▶ _REQUIREMENTS_:
Your task is to retype the lines from the opening of the material through the line that includes "46.6, 46, 45.3]". Do not copy the pictures.

::::::::

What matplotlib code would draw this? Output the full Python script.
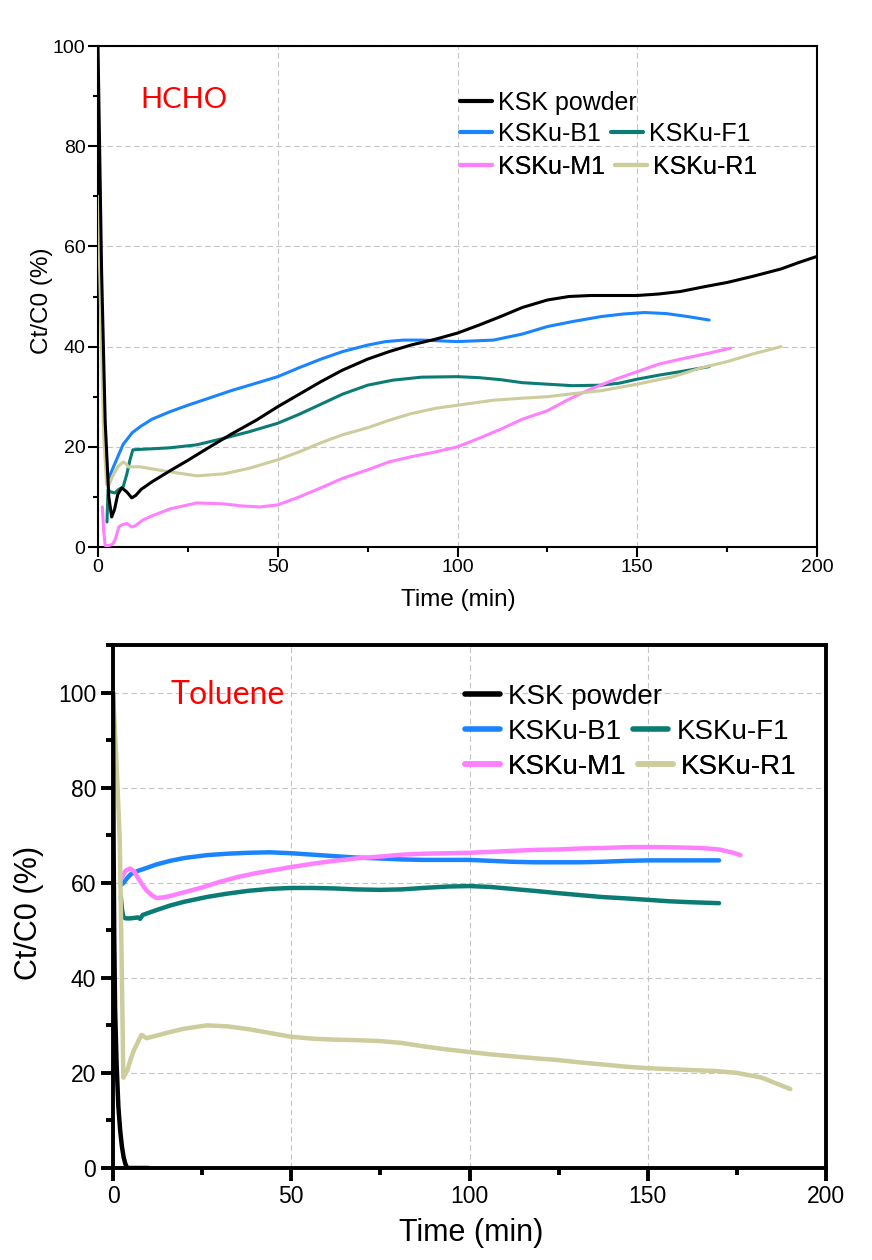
import matplotlib.pyplot as plt
from matplotlib.ticker import MultipleLocator
from matplotlib.lines import Line2D

plt.rcParams['font.family'] = ['Liberation Sans', 'DejaVu Sans']

names = ['KSK powder', 'KSKu-B1', 'KSKu-F1', 'KSKu-M1', 'KSKu-R1']
colors = ['#000000', '#1a84ff', '#0b7c74', '#ff80ff', '#cccc9c']

# ---------- HCHO (top) ----------
hcho_ksk_t = [0, 1, 2, 3, 3.8, 4.6, 5.5, 6.6, 8, 9.4, 10.5, 12, 15, 20, 25, 30, 37, 44, 50, 56, 62, 68, 75,
              81, 87, 94, 100, 106, 112, 118, 125, 131, 137, 144, 150, 156, 162, 169, 175, 182, 190, 195, 200]
hcho_ksk_v = [100, 55, 25, 10, 6, 7.5, 10.5, 11.8, 11, 9.8, 10.3, 11.5, 13, 15.2, 17.3, 19.5, 22.5, 25.3, 28, 30.5,
              33, 35.3, 37.5, 39, 40.3, 41.5, 42.7, 44.3, 46, 47.8, 49.3, 50, 50.2, 50.2, 50.2, 50.5, 51, 52, 52.8,
              54, 55.5, 56.8, 58]

hcho_b1_t = [2.8, 4, 5.5, 7, 8, 9.5, 11.7, 15, 20, 25, 30, 37, 44, 50, 56, 62, 68, 75, 80, 85, 90, 100, 110,
             118, 125, 132, 140, 146, 152, 158, 164, 170]
hcho_b1_v = [13.4, 15.5, 18, 20.5, 21.4, 22.8, 24, 25.5, 27, 28.3, 29.5, 31.2, 32.7, 34, 35.8, 37.5, 39, 40.3,
             41, 41.3, 41.3, 41, 41.3, 42.5, 44, 45, 46, 46.5, 46.8, 46.6, 46, 45.3]

hcho_f1_t = [2.5, 2.8, 3.5, 4.7, 5.8, 7, 8, 8.9, 9.7, 12, 15, 20, 27.5, 35, 42, 50, 56, 62, 68, 75, 82, 90,
             100, 106, 112, 118, 125, 132, 140, 145, 150, 156, 162, 170]
hcho_f1_v = [5, 11.4, 11, 10.8, 11.5, 12, 14.5, 17.4, 19.4, 19.5, 19.6, 19.8, 20.4, 21.7, 23, 24.7, 26.5, 28.5,
             30.5, 32.3, 33.3, 33.9, 34, 33.8, 33.4, 32.8, 32.5, 32.2, 32.3, 32.7, 33.5, 34.3, 35, 36]

hcho_m1_t = [1.2, 1.6, 2, 3, 4, 4.8, 5.8, 6.6, 8, 9.4, 10.5, 12.5, 15, 20, 27.5, 35, 40, 45, 50, 56, 62, 68,
             75, 81, 87, 94, 100, 106, 112, 118, 125, 131, 137, 144, 150, 156, 162, 170, 176]
hcho_m1_v = [8, 3, 0.3, 0.3, 0.5, 1.5, 4, 4.4, 4.7, 4.0, 4.3, 5.4, 6.2, 7.6, 8.8, 8.6, 8.2, 8, 8.4, 10, 11.8,
             13.7, 15.4, 17, 18, 19, 20, 21.7, 23.5, 25.5, 27.2, 29.5, 31.5, 33.5, 35, 36.5, 37.5, 38.7, 39.7]

hcho_r1_t = [0, 0.8, 1.6, 2.4, 3, 4, 5.5, 7, 8, 8.4, 10, 11.7, 15, 20, 27.5, 35, 42, 50, 56, 62, 68, 75, 81,
             87, 94, 100, 110, 118, 125, 132, 140, 150, 160, 168, 175, 182, 190]
hcho_r1_v = [70, 45, 22, 12.5, 12.3, 14, 16, 17, 16.5, 16, 16, 16, 15.6, 15, 14.2, 14.6, 15.7, 17.4, 19, 20.8,
             22.4, 23.8, 25.3, 26.6, 27.7, 28.3, 29.3, 29.7, 30, 30.6, 31.2, 32.5, 34, 35.8, 37, 38.5, 40]

# ---------- Toluene (bottom) ----------
tol_ksk_t = [0, 0.15, 0.35, 0.6, 1, 1.5, 2, 2.5, 3, 3.5, 4, 10]
tol_ksk_v = [100, 70, 48, 33, 22, 13, 8, 4.5, 2.2, 0.8, 0, 0]

tol_b1_t = [2.2, 3, 4, 5, 6, 7, 9, 12, 16, 20, 26.3, 32, 38, 44, 50, 56, 62, 68, 75, 81, 87, 94, 100, 106,
            112, 118, 125, 131, 137, 144, 150, 156, 162, 170]
tol_b1_v = [59.5, 60, 61, 61.8, 62.2, 62.5, 63, 63.8, 64.6, 65.2, 65.8, 66.1, 66.3, 66.4, 66.2, 65.9, 65.6,
            65.3, 65.1, 64.9, 64.8, 64.8, 64.8, 64.6, 64.4, 64.3, 64.3, 64.3, 64.4, 64.6, 64.7, 64.7, 64.7, 64.7]

tol_f1_t = [2.2, 2.5, 2.9, 3.5, 4.8, 6, 7, 7.6, 8.3, 9, 12, 16, 20, 26.3, 32, 38, 44, 50, 56, 62, 68, 75, 81,
            87, 94, 100, 106, 112, 118, 125, 131, 137, 144, 150, 156, 162, 170]
tol_f1_v = [57, 54.5, 52.8, 52.5, 52.5, 52.6, 52.7, 52.4, 53.2, 53.4, 54.2, 55.2, 56, 57, 57.7, 58.3, 58.7,
            58.9, 58.9, 58.8, 58.6, 58.5, 58.6, 58.9, 59.2, 59.3, 59.1, 58.7, 58.3, 57.8, 57.4, 57, 56.7, 56.4,
            56.1, 55.9, 55.7]

tol_m1_t = [2.4, 3.5, 4.8, 6, 7, 8.3, 9.5, 11, 12.2, 14, 16, 20, 25, 30, 35, 40, 50, 56, 62, 68, 75, 81, 87,
            94, 100, 106, 112, 118, 125, 131, 137, 145, 152, 160, 165, 170, 174, 176]
tol_m1_v = [61, 62.5, 63, 62.3, 61, 59.5, 58.3, 57.3, 56.8, 56.9, 57.2, 58, 59, 60.2, 61.2, 62, 63.3, 64,
            64.6, 65.1, 65.5, 65.9, 66.1, 66.2, 66.3, 66.5, 66.7, 66.9, 67, 67.2, 67.3, 67.5, 67.5, 67.4, 67.3,
            67, 66.3, 65.8]

tol_r1_t = [0, 1, 1.9, 2.4, 2.9, 4, 5, 6, 7, 8, 9.4, 12, 16, 20, 26.3, 32, 38, 44, 50, 56, 62, 68, 75, 81,
            87, 94, 100, 106, 112, 118, 125, 131, 137, 144, 150, 156, 162, 169, 175, 182, 190]
tol_r1_v = [100, 85, 69, 45, 19, 20.5, 23, 25, 26.5, 28, 27.3, 27.8, 28.6, 29.3, 30, 29.8, 29.2, 28.4, 27.6,
            27.2, 27.0, 26.9, 26.7, 26.3, 25.6, 24.9, 24.4, 23.9, 23.5, 23.1, 22.7, 22.2, 21.8, 21.3, 21, 20.8,
            20.6, 20.4, 20, 19, 16.6]

hcho = [(hcho_ksk_t, hcho_ksk_v), (hcho_b1_t, hcho_b1_v), (hcho_f1_t, hcho_f1_v),
        (hcho_m1_t, hcho_m1_v), (hcho_r1_t, hcho_r1_v)]
tol = [(tol_ksk_t, tol_ksk_v), (tol_b1_t, tol_b1_v), (tol_f1_t, tol_f1_v),
       (tol_m1_t, tol_m1_v), (tol_r1_t, tol_r1_v)]

fig = plt.figure(figsize=(8.72, 12.6), dpi=100)
ax1 = fig.add_axes([98 / 872, 1 - 547 / 1260, 719 / 872, 501 / 1260])
ax2 = fig.add_axes([113 / 872, 1 - 1168 / 1260, 713 / 872, 523 / 1260])


def setup(ax, ymax, lw_sp, tick_fs, lab_fs, maj_len, min_len, pad):
    ax.set_xlim(0, 200)
    ax.set_ylim(0, ymax)
    ax.xaxis.set_major_locator(MultipleLocator(50))
    ax.xaxis.set_minor_locator(MultipleLocator(25))
    ax.yaxis.set_major_locator(MultipleLocator(20))
    ax.yaxis.set_minor_locator(MultipleLocator(10))
    for s in ax.spines.values():
        s.set_linewidth(lw_sp)
    ax.tick_params(which='major', direction='out', length=maj_len, width=lw_sp,
                   labelsize=tick_fs, pad=pad, top=False, right=False)
    ax.tick_params(which='minor', direction='out', length=min_len, width=lw_sp,
                   top=False, right=False)
    ax.grid(True, which='major', color='#c4c4c4', linestyle=(0, (5, 3)), linewidth=0.8)
    ax.set_axisbelow(True)
    ax.set_xlabel('Time (min)', fontsize=lab_fs)
    ax.set_ylabel('Ct/C0 (%)', fontsize=lab_fs)


setup(ax1, 100, 1.5, 14, 17.5, 7, 3.5, 2)
setup(ax2, 110, 2.8, 16.5, 22, 9, 5, 3)

ax1.xaxis.set_label_coords(0.501, -0.106)
ax1.xaxis.label.set_va('center')
ax1.yaxis.set_label_coords(-0.078, 0.491)
ax1.yaxis.label.set_va('center')
ax2.xaxis.set_label_coords(0.502, -0.124)
ax2.xaxis.label.set_va('center')
ax2.yaxis.set_label_coords(-0.118, 0.488)
ax2.yaxis.label.set_va('center')

# draw coloured series first, black on top
order = [1, 2, 3, 4, 0]
for i in order:
    ax1.plot(hcho[i][0], hcho[i][1], color=colors[i], lw=2.2, solid_capstyle='round', zorder=3)
    ax2.plot(tol[i][0], tol[i][1], color=colors[i], lw=3.2, solid_capstyle='round', zorder=3)

ax1.text(11.7, 89.2, 'HCHO', color='red', fontsize=21, family=['Lato', 'DejaVu Sans'],
         va='center', ha='left')
ax2.text(16, 99.5, 'Toluene', color='red', fontsize=23, family=['Lato', 'DejaVu Sans'],
         va='center', ha='left')


def legend_rows(ax, rows, x0, ys, fs, lw, hl, htp, cs):
    for row, y in zip(rows, ys):
        hs = [Line2D([], [], color=colors[k], lw=lw, solid_capstyle='round') for k in row]
        lg = ax.legend(hs, [names[k] for k in row], loc='center left', bbox_to_anchor=(x0, y),
                       ncol=len(row), frameon=False, fontsize=fs, borderpad=0, borderaxespad=0,
                       handlelength=hl, handletextpad=htp, columnspacing=cs)
        ax.add_artist(lg)


rows = [[0], [1, 2], [3, 4]]
legend_rows(ax1, rows, 0.5035, [0.886, 0.824, 0.758], 18, 3.0, 1.28, 0.24, 0.4)
legend_rows(ax2, rows, 0.4937, [0.9006, 0.8337, 0.7667], 20, 4.0, 1.26, 0.29, 0.4)

fig.savefig('out.png', dpi=100)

::::::::

▶ _PROBLEM SOLUTION_:
What matplotlib code would draw this? Output the full Python script.
import matplotlib.pyplot as plt
from matplotlib.ticker import MultipleLocator
from matplotlib.lines import Line2D

plt.rcParams['font.family'] = ['Liberation Sans', 'DejaVu Sans']

names = ['KSK powder', 'KSKu-B1', 'KSKu-F1', 'KSKu-M1', 'KSKu-R1']
colors = ['#000000', '#1a84ff', '#0b7c74', '#ff80ff', '#cccc9c']

# ---------- HCHO (top) ----------
hcho_ksk_t = [0, 1, 2, 3, 3.8, 4.6, 5.5, 6.6, 8, 9.4, 10.5, 12, 15, 20, 25, 30, 37, 44, 50, 56, 62, 68, 75,
              81, 87, 94, 100, 106, 112, 118, 125, 131, 137, 144, 150, 156, 162, 169, 175, 182, 190, 195, 200]
hcho_ksk_v = [100, 55, 25, 10, 6, 7.5, 10.5, 11.8, 11, 9.8, 10.3, 11.5, 13, 15.2, 17.3, 19.5, 22.5, 25.3, 28, 30.5,
              33, 35.3, 37.5, 39, 40.3, 41.5, 42.7, 44.3, 46, 47.8, 49.3, 50, 50.2, 50.2, 50.2, 50.5, 51, 52, 52.8,
              54, 55.5, 56.8, 58]

hcho_b1_t = [2.8, 4, 5.5, 7, 8, 9.5, 11.7, 15, 20, 25, 30, 37, 44, 50, 56, 62, 68, 75, 80, 85, 90, 100, 110,
             118, 125, 132, 140, 146, 152, 158, 164, 170]
hcho_b1_v = [13.4, 15.5, 18, 20.5, 21.4, 22.8, 24, 25.5, 27, 28.3, 29.5, 31.2, 32.7, 34, 35.8, 37.5, 39, 40.3,
             41, 41.3, 41.3, 41, 41.3, 42.5, 44, 45, 46, 46.5, 46.8, 46.6, 46, 45.3]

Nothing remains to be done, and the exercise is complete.